De plus, « si la grâce actuelle n’était qu’un secours actuel de Dieu, elle ne pourrait effectivement provenir des sacrements ; le concours actuel divin est en effet l’action même de Dieu que n’atteint pas l’instrument sacramentel. » Ibid.. n. 288.

4. Aussi, pour prévenir ces difficultés, les théologiens partisans de l’opinion moderne instituent-ils, entre la grâce sanctifiante conférée par les sacrements et les grâces actuelles et secours passagers qui constitueraient la grâce proprement sacramentelle, une connexion, soit intrinsèque, soit extrinsèque : intrinsèque en tant que la grâce habituelle conférée par les sacrements contiendrait en elle-même une exigence de ces secours actuels et transitoires ; extrinsèque en tant que ces secours dépendraient, comme la grâce habituelle elle-même, de la même vertu sacramentelle. Voir le développement de cette opinion dans de Smet, Traclatus dogmatico-moralis, De sacramentis in génère, n. 74-76. Cf. Van Noort, De sacramentis, t. i, n. 69. Cajétan, dans son commentaire In III* iii, q. lxii, a. 2, semble patronner cette opinion. Cette explication comporte elle-même quelques nuances diverses, selon que les auteurs qui la proposent tiennent pour la causalité ou physique, ou intentionnelle, ou morale.

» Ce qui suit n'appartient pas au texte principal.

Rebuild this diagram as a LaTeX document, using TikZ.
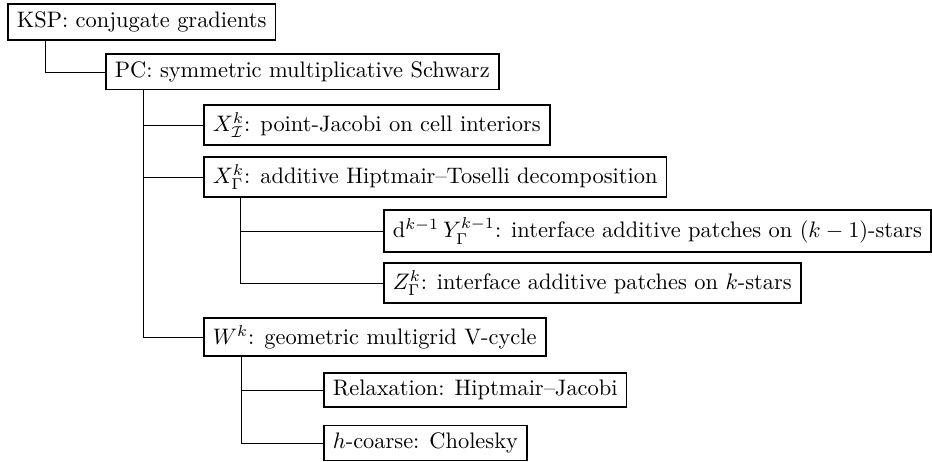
\documentclass[tikz,border=0pt]{standalone}
\usetikzlibrary{calc}
\begin{document}
\begin{tikzpicture}[x=0.446pt, y=-0.446pt,
  box/.style={draw, line width=0.8pt, anchor=west, inner xsep=4pt, inner ysep=3.3pt, font=\fontsize{10}{12}\selectfont},
  link/.style={draw, line width=0.4pt}]
\useasboundingbox (0,0) rectangle (932,462);
\node[box] (ksp) at (7,22) {KSP: conjugate gradients};
\node[box] (pc) at (105,72) {PC: symmetric multiplicative Schwarz};
\node[box] (xi) at (203,125) {$X^k_{\mathcal{I}}$: point-Jacobi on cell interiors};
\node[box] (xg) at (203,177) {$X^k_\Gamma$: additive Hiptmair--Toselli decomposition};
\node[box] (dy) at (383,231) {$\mathrm{d}^{k-1}\,Y^{k-1}_\Gamma$: interface additive patches on $(k-1)$-stars};
\node[box] (z) at (383,283) {$Z^k_\Gamma$: interface additive patches on $k$-stars};
\node[box] (w) at (203,337) {$W^k$: geometric multigrid V-cycle};
\node[box] (rx) at (323,390) {Relaxation: Hiptmair--Jacobi};
\node[box] (hc) at (323,443) {$h$-coarse: Cholesky};
\draw[link] ($(ksp.south west)+(38,0)$) |- (pc.west);
\draw[link] ($(pc.south west)+(38,0)$) |- (xi.west);
\draw[link] ($(pc.south west)+(38,0)$) |- (xg.west);
\draw[link] ($(pc.south west)+(38,0)$) |- (w.west);
\draw[link] ($(xg.south west)+(37,0)$) |- (dy.west);
\draw[link] ($(xg.south west)+(37,0)$) |- (z.west);
\draw[link] ($(w.south west)+(38,0)$) |- (rx.west);
\draw[link] ($(w.south west)+(38,0)$) |- (hc.west);
\end{tikzpicture}
\end{document}
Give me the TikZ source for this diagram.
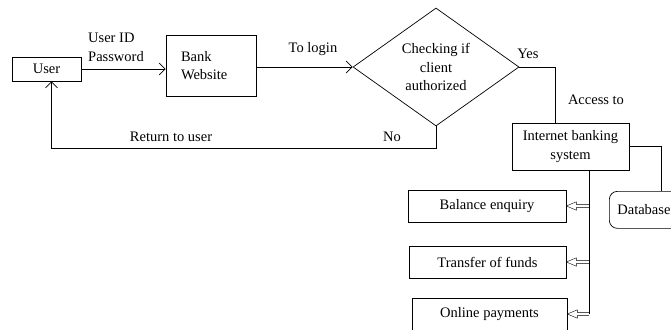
\documentclass[tikz,border=0pt]{standalone}
\usepackage{fontspec}
\setmainfont{Liberation Serif}
\usetikzlibrary{arrows.meta,shapes.geometric,calc}
\begin{document}
\begin{tikzpicture}[x=1pt,y=-1pt,
  every node/.style={font=\fontsize{14.5}{18.5}\selectfont, inner sep=0pt},
  box/.style={draw, line width=0.7pt, rectangle},
  rbox/.style={draw, line width=0.7pt, rectangle, rounded corners=8pt},
  lbl/.style={},
  line/.style={line width=0.7pt},
  arr/.style={line width=0.7pt, -{Straight Barb[length=6pt,width=12pt,line width=0.7pt]}},
  hollow/.style={line width=0.7pt, to path={
     ($(\tikztostart)+(0,-1.6)$) -- ($(\tikztotarget)+(10,-1.6)$) -- ++(0,-2.6)
     -- (\tikztotarget) -- ++(10,4.2) -- ++(0,-2.6) -- ($(\tikztostart)+(0,1.6)$)}}
]
\useasboundingbox (0,0) rectangle (671,329);
\clip (0,0) rectangle (671,329);

% main boxes
\node[box, minimum width=69pt, minimum height=24pt] (user) at (46.5,69) {User};
\node[box, minimum height=61pt, text width=60pt, inner xsep=15pt, align=left] (bank) at (211,65.5) {Bank\\Website};
\node[draw, line width=0.7pt, shape=diamond, minimum width=166pt, minimum height=118pt, align=center] (dia) at (436,67) {Checking if\\client\\authorized};
\node[box, minimum width=117pt, minimum height=47pt, align=center] (ibs) at (570.5,146.5) {Internet banking\\system};
\node[rbox, anchor=north west, minimum height=37pt, text width=72pt, inner xsep=8pt, align=left] (db) at (609,191) {Database};

% service boxes
\node[box, minimum width=158pt, minimum height=32pt] (bal) at (487,206) {Balance enquiry};
\node[box, minimum width=157pt, minimum height=32pt] (tra) at (487.5,262) {Transfer of funds};
\node[box, minimum width=155pt, minimum height=32pt] (onl) at (489.5,314) {Online payments};

% labels
\node[lbl, anchor=west, align=left] (cred) at (88,47.5) {User ID\\Password};
\node[lbl] (tologin) at (313,49) {To login};
\node[lbl] (yes) at (528,54) {Yes};
\node[lbl] (access) at (596,100) {Access to};
\node[lbl] (no) at (392,137) {No};
\node[lbl] (ret) at (171,137) {Return to user};

% connectors
\draw[arr] (user.east) -- (user.east -| bank.west);
\draw[arr] (bank.east |- dia.west) -- (dia.west);
\draw[line] (dia.east) -| ([xshift=-15.5pt]ibs.north);
\draw[arr] (dia.south) -- ++(0,22) -| ([xshift=5pt]user.south);
\draw[line] (ibs.east) -| ([xshift=8pt]db.north);

\coordinate (trunk) at ([xshift=18.5pt]ibs.south);
\draw[line] (trunk) -- (trunk |- onl.east);
\draw (bal.east -| trunk) to[hollow] (bal.east);
\draw (tra.east -| trunk) to[hollow] (tra.east);
\draw (onl.east -| trunk) to[hollow] (onl.east);
\end{tikzpicture}
\end{document}
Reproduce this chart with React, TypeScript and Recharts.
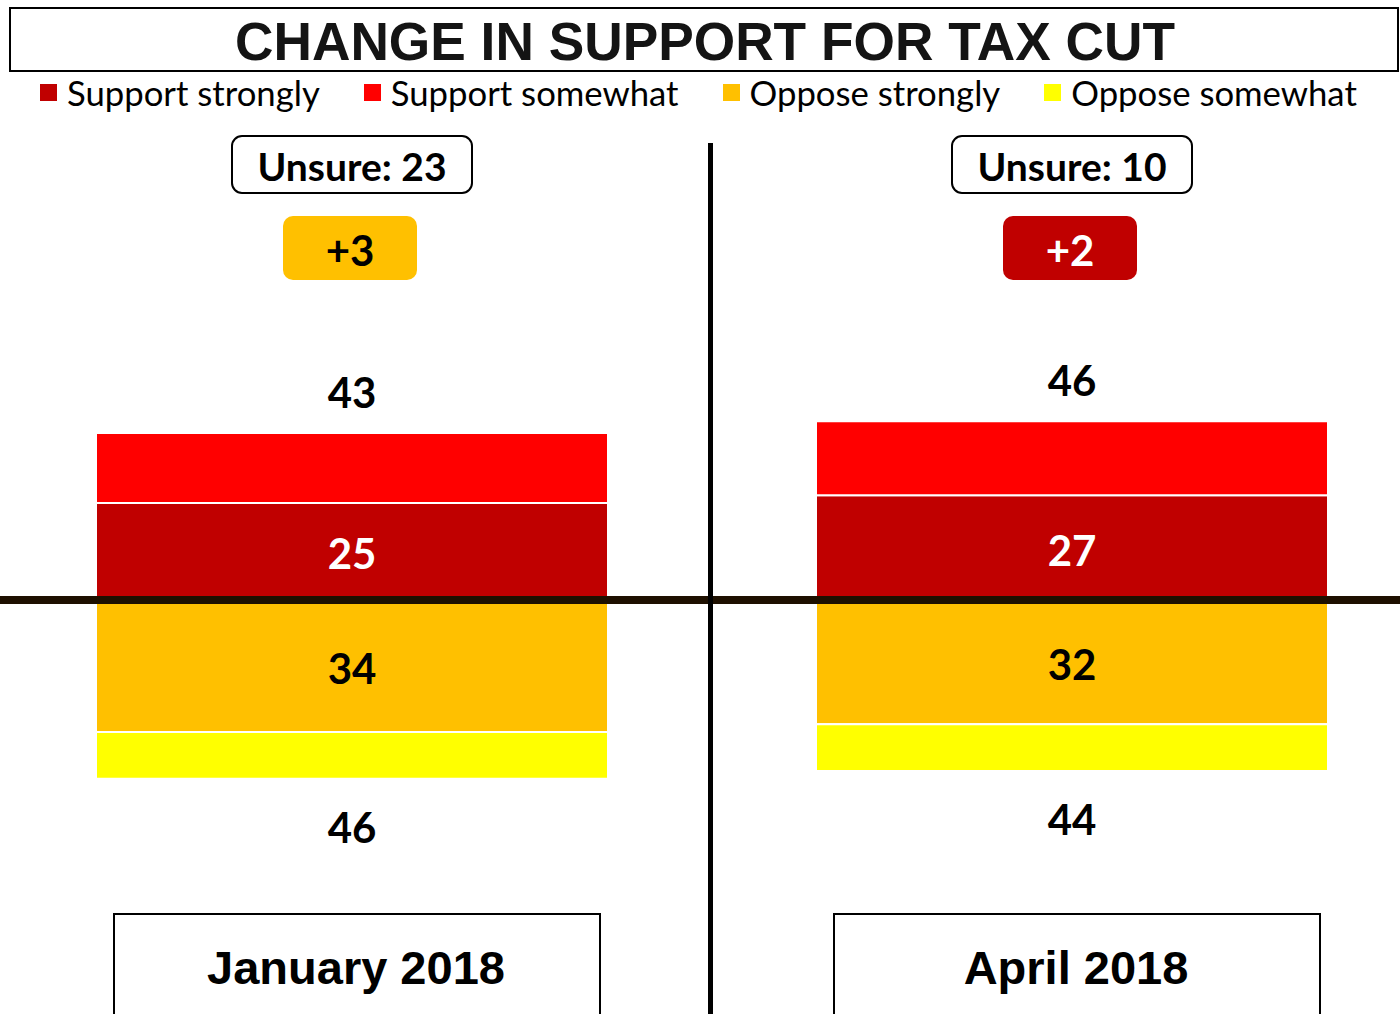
import React from "react";
import { BarChart, Bar, XAxis, YAxis, ReferenceLine, LabelList } from "recharts";

const categories = ["January 2018", "April 2018"];
const supportStrongly = [25, 27];
const supportSomewhat = [18, 19];
const opposeStrongly = [34, 32];
const opposeSomewhat = [12, 12];
const unsure = [23, 10];

const seriesNames = ["Support strongly", "Support somewhat", "Oppose strongly", "Oppose somewhat"];
const seriesColors = ["#C00000", "#FF0000", "#FFC000", "#FFFF00"];

const data = categories.map((name, i) => ({
  name,
  supportStrongly: supportStrongly[i],
  supportSomewhat: supportSomewhat[i],
  opposeStrongly: -opposeStrongly[i],
  opposeSomewhat: -opposeSomewhat[i],
}));

const BOLD = "Lato, 'Noto Sans', sans-serif";
const ARIAL = "'Liberation Sans', Arial, sans-serif";

const CenterLabel = (color: string) => (props: any) => {
  const { x, y, width, height, value } = props;
  return (
    <text x={x + width / 2} y={y + height / 2 + 2} textAnchor="middle" dominantBaseline="central"
      fill={color} fontFamily={BOLD} fontWeight={700} fontSize={42}>
      {Math.abs(value)}
    </text>
  );
};

const TopTotal = (props: any) => {
  const { x, y, width, height, index } = props;
  const top = Math.min(y, y + height);
  const total = supportStrongly[index] + supportSomewhat[index];
  return (
    <text x={x + width / 2} y={top - 41} textAnchor="middle" dominantBaseline="central"
      fill="#000" fontFamily={BOLD} fontWeight={700} fontSize={42}>
      {total}
    </text>
  );
};

const BottomTotal = (props: any) => {
  const { x, y, width, height, index } = props;
  const bottom = Math.max(y, y + height);
  const total = opposeStrongly[index] + opposeSomewhat[index];
  return (
    <text x={x + width / 2} y={bottom + 48} textAnchor="middle" dominantBaseline="central"
      fill="#000" fontFamily={BOLD} fontWeight={700} fontSize={42}>
      {total}
    </text>
  );
};

const CategoryTick = (props: any) => {
  const { x, payload } = props;
  const i = categories.indexOf(payload.value);
  const sup = supportStrongly[i] + supportSomewhat[i];
  const opp = opposeStrongly[i] + opposeSomewhat[i];
  const supportLeads = sup >= opp;
  const diff = Math.abs(sup - opp);
  const netFill = supportLeads ? seriesColors[0] : seriesColors[2];
  const netText = supportLeads ? "#fff" : "#000";
  return (
    <g>
      <rect x={x - 120} y={136} width={240} height={57} rx={10} ry={10} fill="#fff" stroke="#000" strokeWidth={2} />
      <text x={x} y={166} textAnchor="middle" dominantBaseline="central" fill="#000"
        fontFamily={BOLD} fontWeight={700} fontSize={39}>
        {`Unsure: ${unsure[i]}`}
      </text>
      <rect x={x - 69} y={216} width={134} height={64} rx={10} ry={10} fill={netFill} />
      <text x={x - 2} y={250} textAnchor="middle" dominantBaseline="central" fill={netText}
        fontFamily={BOLD} fontWeight={700} fontSize={42}>
        {`+${diff}`}
      </text>
      <rect x={x + 5 - 243} y={914} width={486} height={120} fill="#fff" stroke="#000" strokeWidth={2} />
      <text x={x + 4} y={967} textAnchor="middle" dominantBaseline="central" fill="#000"
        fontFamily={ARIAL} fontWeight={700} fontSize={47}>
        {payload.value}
      </text>
    </g>
  );
};

export default function App() {
  return (
    <div style={{ position: "absolute", left: 0, top: 0, width: 1400, height: 1014, overflow: "hidden", background: "#fff" }}>
      <svg width={1400} height={80} style={{ position: "absolute", left: 0, top: 0 }}>
        <rect x={10} y={8} width={1388} height={63} fill="#fff" stroke="#000" strokeWidth={2} />
        <text x={705} y={60} textAnchor="middle" fill="#141414" fontFamily={ARIAL} fontWeight={700} fontSize={53}
          textLength={940} lengthAdjust="spacingAndGlyphs">
          CHANGE IN SUPPORT FOR TAX CUT
        </text>
      </svg>
      <div style={{ position: "absolute", left: 40, top: 72, display: "flex", alignItems: "center", gap: 44,
        fontFamily: "Lato, sans-serif", fontSize: 34.7, color: "#000", whiteSpace: "nowrap" }}>
        {seriesNames.map((n, i) => (
          <div key={n} style={{ display: "flex", alignItems: "center" }}>
            <div style={{ width: 17, height: 17, background: seriesColors[i], marginRight: 10 }} />
            <span>{n}</span>
          </div>
        ))}
      </div>
      <div style={{ position: "absolute", left: -8, top: 0 }}>
        <BarChart width={1440} height={1014} data={data} stackOffset="sign"
          margin={{ top: 0, right: 0, bottom: 0, left: 0 }}>
          <XAxis dataKey="name" height={1} axisLine={false} tickLine={false} tick={<CategoryTick />} interval={0} />
          <YAxis hide type="number" domain={[-106.33, 154.48]} allowDataOverflow />
          <Bar dataKey="supportStrongly" stackId="a" fill={seriesColors[0]} barSize={512} stroke="#fff" strokeWidth={2} isAnimationActive={false}>
            <LabelList dataKey="supportStrongly" content={CenterLabel("#fff")} />
          </Bar>
          <Bar dataKey="supportSomewhat" stackId="a" fill={seriesColors[1]} barSize={512} stroke="#fff" strokeWidth={2} isAnimationActive={false}>
            <LabelList dataKey="supportSomewhat" content={TopTotal} />
          </Bar>
          <Bar dataKey="opposeStrongly" stackId="a" fill={seriesColors[2]} barSize={512} stroke="#fff" strokeWidth={2} isAnimationActive={false}>
            <LabelList dataKey="opposeStrongly" content={CenterLabel("#000")} />
          </Bar>
          <Bar dataKey="opposeSomewhat" stackId="a" fill={seriesColors[3]} barSize={512} stroke="#fff" strokeWidth={2} isAnimationActive={false}>
            <LabelList dataKey="opposeSomewhat" content={BottomTotal} />
          </Bar>
          <ReferenceLine y={0} stroke="#1E1000" strokeWidth={8} />
        </BarChart>
      </div>
      <div style={{ position: "absolute", left: 708, top: 143, width: 5, height: 871, background: "#000" }} />
    </div>
  );
}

5. Chez les théologiens plus récents, cette dernière opinion présente la grâce sacramentelle comme « l’ensemble des dons et des grâces actuelles qui nous aident à atteindre la fin de chaque sacrement. » « C’est, dit le P. Goupil, un ensemble et non pas un don ni une grâce unique, donné, soit dans le sacrement même, comme la remise de toute peine temporelle dans le baptême, soit ensuite selon les occasions et la nécessité ; ce sont les dons et les grâces mêmes, et non pas seulement le droit ou le titre à les recevoir, car la grâce sacramentelle est comprise dans le dernier effet du sacrement : res tantum, la réalité seule… Le titre à recevoir la grâce sanctifiante comme la grâce sacramentelle est le premier effet du sacrement et participe à sa nature de signe : res et sacramentum, réalité et signe. » Op. cit., p. 38.